For the record, I actually think these type of “slash” taxa (like those in eBird) are a good idea, I was just pointing out the monophyly issue.

4 Likes

To avoid “slash” and “sp.”, maybe we could add multiple taxa to an ID? Like a hummingbird that could be Allen’s or rufous, it would let us enter both names and it would create a genus name ID with those two species noted.

Suggested ID: Selasphorus
possibly: Allen’s hummingbird, rufous hummingbird.

1 Like

I agree that adding complexes, especially to a lot of aviary and insect species would be a great idea. And here’s a couple examples on why I believe it’s needed.

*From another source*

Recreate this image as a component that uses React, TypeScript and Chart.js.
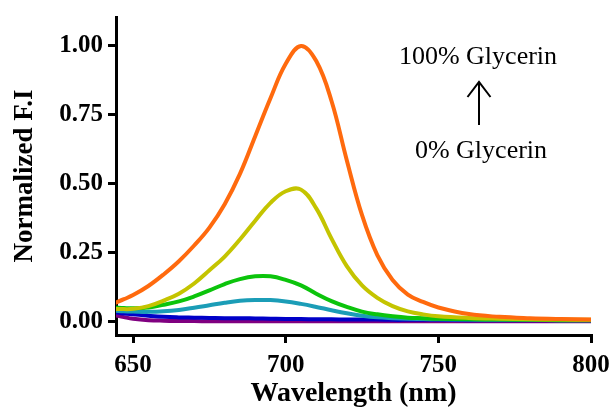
import React, { useEffect, useRef } from "react";
import { Chart, registerables } from "chart.js";

Chart.register(...registerables);

const wavelengths = [644, 647, 650, 655, 660, 665, 670, 675, 680, 685, 690, 695, 700, 705, 710, 715, 720, 725, 730, 735, 740, 745, 750, 760, 770, 780, 790, 800];

const orange = [0.066, 0.08, 0.095, 0.128, 0.17, 0.218, 0.275, 0.34, 0.425, 0.535, 0.672, 0.81, 0.935, 1.0, 0.945, 0.8, 0.585, 0.385, 0.24, 0.15, 0.097, 0.07, 0.05, 0.026, 0.016, 0.011, 0.008, 0.006];
const yellow = [0.045, 0.044, 0.045, 0.055, 0.075, 0.1, 0.137, 0.185, 0.235, 0.297, 0.365, 0.43, 0.472, 0.478, 0.41, 0.3, 0.2, 0.13, 0.085, 0.055, 0.036, 0.025, 0.018, 0.012, 0.009, 0.007, 0.006, 0.005];
const green = [0.05, 0.048, 0.047, 0.05, 0.06, 0.072, 0.09, 0.112, 0.135, 0.153, 0.163, 0.163, 0.15, 0.13, 0.1, 0.073, 0.052, 0.035, 0.025, 0.018, 0.013, 0.011, 0.009, 0.007, 0.006, 0.005, 0.004, 0.004];
const cyan = [0.038, 0.036, 0.035, 0.034, 0.036, 0.041, 0.049, 0.058, 0.067, 0.074, 0.077, 0.077, 0.072, 0.063, 0.052, 0.04, 0.029, 0.02, 0.014, 0.011, 0.009, 0.008, 0.007, 0.006, 0.005, 0.005, 0.004, 0.004];
const blue = [0.032, 0.028, 0.025, 0.02, 0.016, 0.014, 0.013, 0.012, 0.011, 0.011, 0.01, 0.009, 0.008, 0.008, 0.007, 0.007, 0.006, 0.006, 0.006, 0.005, 0.005, 0.005, 0.005, 0.004, 0.004, 0.004, 0.004, 0.004];
const purple = [0.022, 0.015, 0.009, 0.004, 0.002, 0.001, 0.0005, 0, 0, 0, 0, 0, 0, 0, 0, 0, 0, 0, 0, 0, 0, 0, 0, 0, 0, 0, 0, 0];

const seriesValues = [orange, yellow, green, cyan, blue, purple];
const seriesColors = ["#FF6A0E", "#C4C400", "#0CC40C", "#1B9DB7", "#0000C8", "#800080"];

const xTicks = [650, 700, 750, 800];
const yTicks = [0, 0.25, 0.5, 0.75, 1.0];

const topLabel = "100% Glycerin";
const bottomLabel = "0% Glycerin";

const annotationPlugin = {
  id: "glycerinAnnotation",
  afterDraw(chart: any) {
    const ctx = chart.ctx;
    ctx.save();
    ctx.fillStyle = "#000";
    ctx.strokeStyle = "#000";
    ctx.font = "26px 'Liberation Serif'";
    ctx.textAlign = "center";
    ctx.textBaseline = "alphabetic";
    ctx.fillText(topLabel, 478, 64);
    ctx.fillText(bottomLabel, 481, 158);
    ctx.lineWidth = 2;
    ctx.beginPath();
    ctx.moveTo(479, 125);
    ctx.lineTo(479, 83);
    ctx.moveTo(467.5, 97);
    ctx.lineTo(479, 82);
    ctx.lineTo(490.5, 97);
    ctx.stroke();
    ctx.restore();
  },
};

export default function App() {
  const canvasRef = useRef<HTMLCanvasElement | null>(null);

  useEffect(() => {
    if (!canvasRef.current) return;
    const chart = new Chart(canvasRef.current, {
      type: "line",
      data: {
        datasets: seriesValues.map((vals, i) => ({
          data: wavelengths.map((w, j) => ({ x: w, y: vals[j] })),
          borderColor: seriesColors[i],
          backgroundColor: seriesColors[i],
          borderWidth: 4,
          pointRadius: 0,
          fill: false,
          tension: 0.4,
          order: i,
        })),
      },
      options: {
        animation: false,
        responsive: true,
        maintainAspectRatio: false,
        layout: { padding: { left: 0, top: 17, right: 23, bottom: 0 } },
        plugins: {
          legend: { display: false },
          tooltip: { enabled: false },
        },
        scales: {
          x: {
            type: "linear",
            min: 644.4,
            max: 800,
            afterBuildTicks: (scale: any) => {
              scale.ticks = xTicks.map((v) => ({ value: v }));
            },
            afterFit: (scale: any) => {
              scale.height = 77;
              scale.paddingLeft = 0;
              scale.paddingRight = 0;
            },
            border: { display: true, color: "#000", width: 3 },
            grid: { display: true, drawOnChartArea: false, drawTicks: true, tickLength: 8, color: "#000", lineWidth: 3 },
            ticks: {
              autoSkip: false,
              maxRotation: 0,
              padding: 8,
              color: "#000",
              font: { family: "'Liberation Serif'", size: 25, weight: "bold" },
              callback: (v: any) => String(v),
            },
            title: {
              display: true,
              text: "Wavelength (nm)",
              color: "#000",
              font: { family: "'Liberation Serif'", size: 28, weight: "bold" },
              padding: { top: 0, bottom: 1 },
            },
          },
          y: {
            type: "linear",
            min: -0.05,
            max: 1.105,
            afterBuildTicks: (scale: any) => {
              scale.ticks = yTicks.map((v) => ({ value: v }));
            },
            afterFit: (scale: any) => {
              scale.width = 116;
              scale.paddingTop = 0;
              scale.paddingBottom = 0;
            },
            border: { display: true, color: "#000", width: 3 },
            grid: { display: true, drawOnChartArea: false, drawTicks: true, tickLength: 8, color: "#000", lineWidth: 3 },
            ticks: {
              autoSkip: false,
              padding: 5,
              color: "#000",
              font: { family: "'Liberation Serif'", size: 25, weight: "bold" },
              callback: (v: any) => Number(v).toFixed(2),
            },
            title: {
              display: true,
              text: "Normalized F.I",
              color: "#000",
              font: { family: "'Liberation Serif'", size: 27, weight: "bold" },
              padding: { top: 9, bottom: 0 },
            },
          },
        },
      },
      plugins: [annotationPlugin],
    });
    return () => chart.destroy();
  }, []);

  return (
    <div style={{ position: "fixed", left: 0, top: 0, width: 614, height: 412, background: "#fff" }}>
      <canvas ref={canvasRef} />
    </div>
  );
}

Empid species: Pacific-slope/Cordilleran Flycatcher, Alder/Willow Flycatcher, Dusky/Hammond’s Flycatcher – A lot, if not all empids can be identified to around two species, such as the ones I mentioned above. However, by photographs, it’s difficult to id them from photos because you need a call. I thought complexes would help a lot.

Pacific Treefrog: 13 years ago, herpatologists did the stupidest thing possible with the Pacific Treefrog and split them into 3 species because of mtDNA differences but didn’t bother figuring out ranges/visual differences between them. Yet there are dozens of species of Pseudacris genus species. A complex for an ill-split species is needed desperately.

Sharp-shinned/Cooper’s Hawk: Probably the two hardest Accipiters to identify from each other. I think a complex between the two could help those that are inconfident with their id or for those where id can’t be determined from photos.

I do agree though that if we make complexes, they should be in the same genus. So I would find Lesser/Greater Yellowlegs complex acceptable but not something like Red-tailed Hawk (dark morph)/Harris’s Hawk. So I think careful consideration of each complex is needed.

2 Likes

Could this issue not be resolved with a a species complex, as done so here for Narceus americanus and N. annularis?

1 Like

Yes, but see @bouteloua’s post above about the criteria for adding those complexes. The first two criteria exclude many of the examples discussed here.

It looks like that Narceuus example also violates the naming convention in those criteria ;)

This particular complex contains only two species and was pulled directly from how it is displayed in literature, so I don’t think this is a significant issue.

1 Like

Circling back to this - I’m not sure this belongs in feature requests? Maybe move to the general category? Technically this is possible in the current system and is done for some taxa, it is just discouraged by current policy in many cases.

I think it’s useful to point out which taxa it cannot be. That way you can exclude one or two contenders and leave possible the paraphyletic group to which it can still belong. E.g. not a graham’s anole, but maybe a brown or lineatopus. I don’t think brown and lineatopus are in the same species group out of the three, but compared to graham’s or giant anoles they are the ones that look alike.

Is this feature request asking for an official way to classify species like the “holding bin” observation fields currently do? If so, my understanding is that the official “species complex” method isn’t a perfect match because its definition requires a certain taxonomic relationship. Theoretically, two species could be visually identical but not closely related within the genus. So yes, I support a different way of doing it that’s more formal. I like @silversea_starsong’s idea.

Also what to do with similar species in different genera? Downy and Hairy Woodpeckers sometimes can’t be separated in photos with bad angles or quality, but some authorities consider them examples of convergent evolution and place them in different genera (looks like iNat currently has them both as Dryobates so it’s not as much of an issue for this example).

2 Likes

I suppose (and hope) this complex-addition fits only species that are considered indistinguishable in the field (i.e. Bath White and Eastern Bath White butterflies or Horisme tersata/Horisme radicaria moths… Not species that are hard to tell apart in the field under certain conditions.

@upupa epops When photos leave room for doubt because the angle isn’t right like you suggest for Downy/Hairy Woodpeckers I would leave the ID at genus level, with preferably a comment that the photo does not allow for a 100% ID.